Relational databases struggle at massive web scale due to:
- Horizontal scalability limits: hard to shard (split) a relational DB across thousands of commodity nodes
- Schema rigidity: every row must conform to a fixed schema; adding fields requires ALTER TABLE on a billion-row table
- Semi-structured / unstructured data: JSON documents, graphs, time-series don't fit neatly into tables
- Write-heavy workloads at massive scale: relational ACID can be a throughput bottleneck
NoSQL databases trade some of relational model's guarantees (e.g., full ACID, strict schema) for scalability and flexibility.
NoSQL Database Categories
| Category | Data Model | Key Property | Use Cases | Examples |
|---|
| Key-Value | Simple map: key → value blob | O(1) get/set by key; horizontally scalable | Caching, session storage, shopping carts | Redis, DynamoDB, Memcached |
| Document | Collections of JSON/BSON documents | Flexible schema; rich nested queries | Content management, catalogs, user profiles | MongoDB, CouchDB, Firestore |
| Column-Family (Wide Column) | Rows with dynamic column families | Fast writes; good for time-series data | IoT telemetry, logs, time-series, analytics | Cassandra, HBase, Bigtable |
| Graph | Nodes + directed edges + properties | Efficient multi-hop graph traversal | Social networks, recommendations, fraud detection | Neo4j, Amazon Neptune, JanusGraph |
Big Data — The 5 V's
| V | Full Name | Description | Example |
|---|
| Volume | Scale of data | TB to PB of data generated continuously | 4 PB/day at Facebook |
| Velocity | Speed of data generation | Real-time streams and sensor data | 500 M tweets/day on Twitter |
| Variety | Diversity of data formats | Structured, semi-structured, unstructured | Relational tables + JSON logs + images + video |
| Veracity | Trustworthiness and quality | Noisy, incomplete, inconsistent raw data | Social media has bots, typos, spam |
| Value | Business value extracted | Turning raw big data into actionable insights | Customer churn prediction, fraud detection |
Hadoop Ecosystem
Hadoop is an open-source framework for distributed storage and processing of very large datasets on commodity hardware.
| Component | Function | Key Idea |
|---|
| HDFS | Hadoop Distributed File System — distributed storage | Files split into 128 MB blocks; each block replicated 3× across different nodes by default |
| MapReduce | Parallel batch processing framework | Map phase: filter/transform each record independently; Reduce phase: aggregate the mapped results |
| YARN | Yet Another Resource Negotiator — cluster resource manager | Allocates CPU and RAM to jobs across the cluster |
| Hive | SQL-like query language (HiveQL) on HDFS | Translates SQL queries into MapReduce or Tez jobs for batch analysis |
| Spark | In-memory distributed processing | 10–100× faster than MapReduce; supports SQL, streaming, machine learning, graph processing |
| HBase | Column-family NoSQL database on top of HDFS | Random read/write access to huge tables (HDFS itself is write-once) |
MapReduce Framework in Detail
Map phase: Input data is partitioned into chunks (splits).

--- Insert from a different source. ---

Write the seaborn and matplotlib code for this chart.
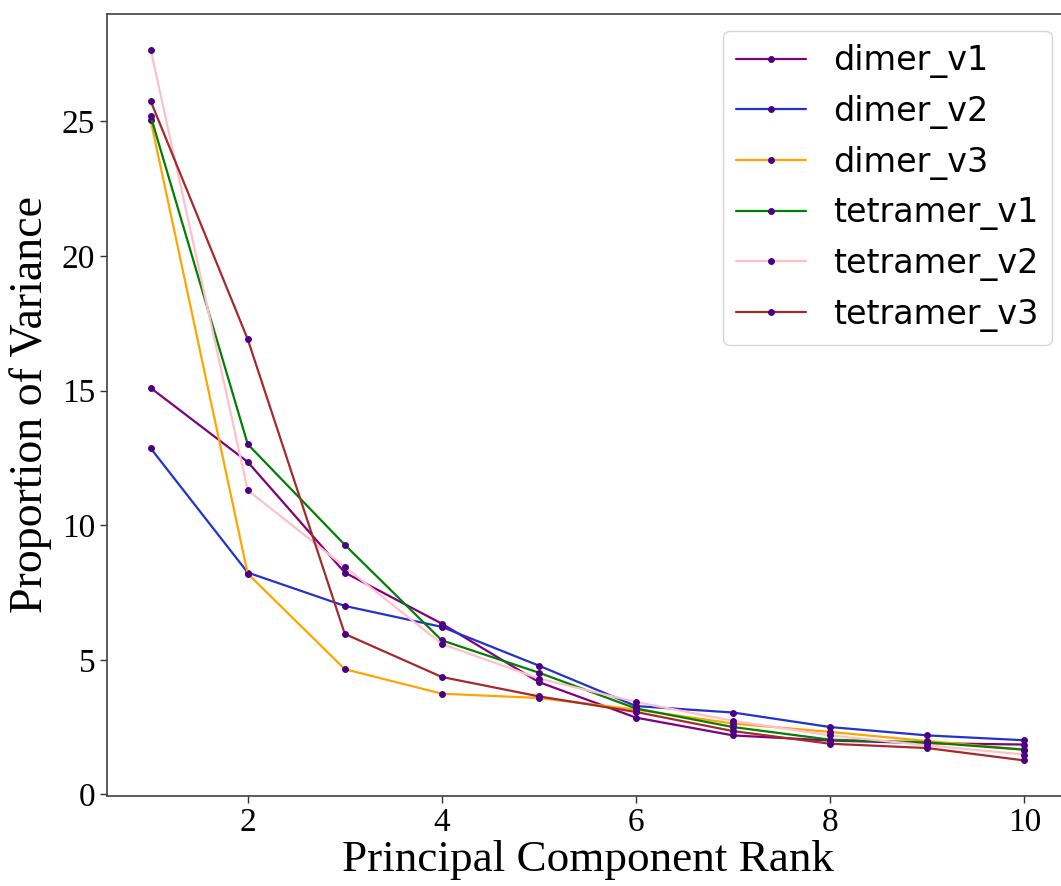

Each Map task processes one split independently, emitting (key, value) pairs.
Shuffle and Sort phase: The framework collects all (key, value) pairs with the same key and groups them together. Fully automatic.
Reduce phase: Each Reduce task receives all values for a given key and aggregates them into a final result.
Classic example — Word Count:
- Map: for each word in a document → emit (
word, 1)
- Shuffle: group all ("hello", 1) pairs together, all ("world", 1) pairs together, etc.
- Reduce: for each word → sum all the 1s → emit (
word, total_count)
Exam Quick-Reference — Chapter 9
Distributed Databases:
- Horizontal fragmentation = rows partitioned by predicate → reconstruct with UNION
- Vertical fragmentation = columns partitioned → reconstruct with JOIN on PK
- Full replication = maximum availability; No replication = no redundancy overhead
- Homogeneous = same DBMS everywhere; Heterogeneous = different DBMS, needs schema mapping
Data Warehousing:
- ETL = Extract (from OLTP) → Transform (clean, integrate) → Load (into warehouse)
- OLTP: current, normalized, high-frequency simple transactions
- OLAP: historical, denormalized, low-frequency complex analytical queries
- OLAP operations: Roll-up (aggregate up hierarchy); Drill-down (more detail); Slice (fix 1 dimension); Dice (fix 2+ dimensions); Pivot (rotate axes)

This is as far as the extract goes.